I listened to it a few times today, for the first time in decades. It's a pretty song, but sad. Too sad for a kid's memorial service I think now, but I dug the drama of it all those years ago.
I loved the buildup to this stanza:
Stand in the sun
Shut your eyes and feel the world
It's changing every day
I'm not exactly sure what about She's Only Happy in the Sun makes me feel it's a proper funeral dirge. I guess simply that it's true. Well, I'm not only happy in the sun, but it sure does make it a whole lot easier for me to be happy when the sun is shining, and getting my fair share of the sun's golden goodness is somewhat of a priority for me.
So maybe it's these words:
But if the sun sets you free, sets you free
You'll be free indeed, Indeed.
that I like so much, because you know, once I'm gone, I'm hoping that there's going to be a lot of light, and well, a lot of freedom too.

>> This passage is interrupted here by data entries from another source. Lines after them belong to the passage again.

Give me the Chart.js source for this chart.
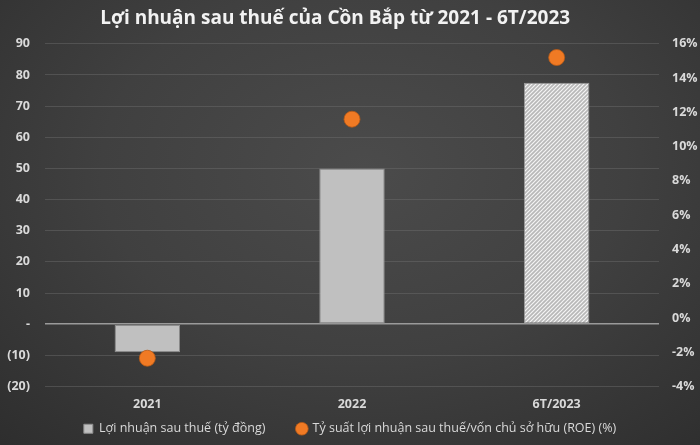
<!DOCTYPE html>
<html>
<head>
<meta charset="utf-8">
<script src="https://cdn.jsdelivr.net/npm/chart.js@4/dist/chart.umd.min.js"></script>
<style>
  html, body { margin: 0; padding: 0; }
  body {
    width: 700px; height: 445px; overflow: hidden;
    background: radial-gradient(ellipse 75% 85% at 52% 38%, #4b4b4b 0%, #404040 50%, #2e2e2e 100%);
  }
  #wrap { position: relative; width: 700px; height: 445px; }
</style>
</head>
<body>
<div id="wrap"><canvas id="profitChart" width="700" height="445"></canvas></div>
<script>
// ── data ──
const categories = ['2021', '2022', '6T/2023'];
const profitValues = [-9, 50, 77.5];        // tỷ đồng
const roeValues = [-2.35, 11.6, 15.2];      // %
const profitLabel = 'Lợi nhuận sau thuế (tỷ đồng)';
const roeLabel = 'Tỷ suất lợi nhuận sau thuế/vốn chủ sở hữu (ROE) (%)';
const titleText = 'Lợi nhuận sau thuế của Cồn Bắp từ 2021 - 6T/2023';

const FONT = "'Open Sans', sans-serif";
const TEXT = '#d9d9d9';

// hatched fill for the half-year bar
function makeHatch() {
  const c = document.createElement('canvas');
  c.width = 4; c.height = 4;
  const g = c.getContext('2d');
  g.fillStyle = '#b8b8b8';
  g.fillRect(0, 0, 4, 4);
  g.strokeStyle = '#f4f4f4';
  g.lineWidth = 1.2;
  g.beginPath();
  g.moveTo(0, 4); g.lineTo(4, 0);
  g.moveTo(-1, 1); g.lineTo(1, -1);
  g.moveTo(3, 5); g.lineTo(5, 3);
  g.stroke();
  return g.createPattern(c, 'repeat');
}

const ctx = document.getElementById('profitChart').getContext('2d');
new Chart(ctx, {
  type: 'bar',
  data: {
    labels: categories,
    datasets: [
      {
        type: 'line',
        label: roeLabel,
        data: roeValues,
        yAxisID: 'yRight',
        showLine: false,
        pointStyle: 'circle',
        pointRadius: 8,
        pointHoverRadius: 8,
        pointBackgroundColor: '#f07a24',
        pointBorderColor: '#b85a16',
        pointBorderWidth: 0.8,
        backgroundColor: '#f07a24',
        borderColor: '#f07a24',
        order: 0
      },
      {
        type: 'bar',
        label: profitLabel + '\u00a0\u00a0\u00a0\u00a0\u00a0\u00a0\u00a0\u00a0',
        data: profitValues,
        yAxisID: 'yLeft',
        backgroundColor: ['#c0c0c0', '#c0c0c0', makeHatch()],
        borderColor: ['#8d8d8d', '#8d8d8d', '#9a9a9a'],
        borderWidth: 1,
        borderSkipped: false,
        pointStyle: 'rect',
        barPercentage: 0.32,
        categoryPercentage: 1,
        order: 1
      }
    ]
  },
  options: {
    responsive: false,
    animation: false,
    devicePixelRatio: 1,
    layout: { padding: { top: 2, bottom: 0, left: 0, right: 0 } },
    scales: {
      x: {
        grid: { display: false, drawTicks: false },
        border: { display: false },
        ticks: { color: TEXT, font: { family: FONT, size: 12.5, weight: 'bold' }, padding: 10 },
        afterFit: s => { s.height = 30; }
      },
      yLeft: {
        position: 'left',
        min: -20, max: 90,
        ticks: {
          stepSize: 10,
          color: TEXT,
          padding: 15,
          font: { family: FONT, size: 12.5, weight: 'bold' },
          callback: v => v === 0 ? '-' : (v < 0 ? '(' + Math.abs(v) + ')' : v)
        },
        grid: {
          color: c => c.tick && c.tick.value === 0 ? '#9a9a9a' : 'rgba(110,110,110,0.45)',
          lineWidth: c => c.tick && c.tick.value === 0 ? 1.5 : 1,
          drawTicks: false
        },
        border: { display: false },
        afterFit: s => { s.width = 45; }
      },
      yRight: {
        position: 'right',
        min: -4, max: 16,
        ticks: {
          stepSize: 2,
          color: TEXT,
          padding: 13,
          font: { family: FONT, size: 12.5, weight: 'bold' },
          callback: v => v + '%'
        },
        grid: { display: false, drawTicks: false },
        border: { display: false },
        afterFit: s => { s.width = 41; }
      }
    },
    plugins: {
      title: {
        display: true,
        text: titleText + '\u00a0\u00a0\u00a0\u00a0\u00a0\u00a0',
        color: '#f2f2f2',
        font: { family: FONT, size: 19, weight: 'bold' },
        padding: { top: 5, bottom: 14 }
      },
      legend: {
        position: 'bottom',
        reverse: true,
        labels: {
          color: TEXT,
          usePointStyle: true,
          boxWidth: 9,
          boxHeight: 9,
          padding: 6,
          font: { family: FONT, size: 12.5 }
        }
      },
      tooltip: { enabled: false }
    }
  }
});
</script>
</body>
</html>
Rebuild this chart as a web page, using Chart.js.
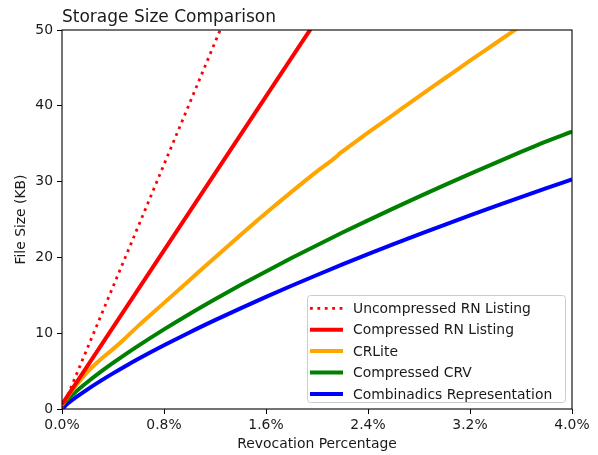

I'm curious to see if anyone else who reads this has these songs in their heads -- songs they've picked out that they'd like to be sent off with. Because you know, you never know which day is your last. There are no 'life' guarantees. In fact, I got an email today from my daughter's preschool informing me, along with all the other preschool parents, that two kids in the school, a brother and sister, lost their dad on Friday afternoon. They lost their healthy, middle-age dad in a complete freak accident. They likely kissed him goodbye that very morning, waved at him and shouted out an "I love you Daddy!" as they loaded into the car, never imagining it'd be the last time they'd ever see him.
So maybe, maybe a death march is not all that morbid, maybe it's just good planning.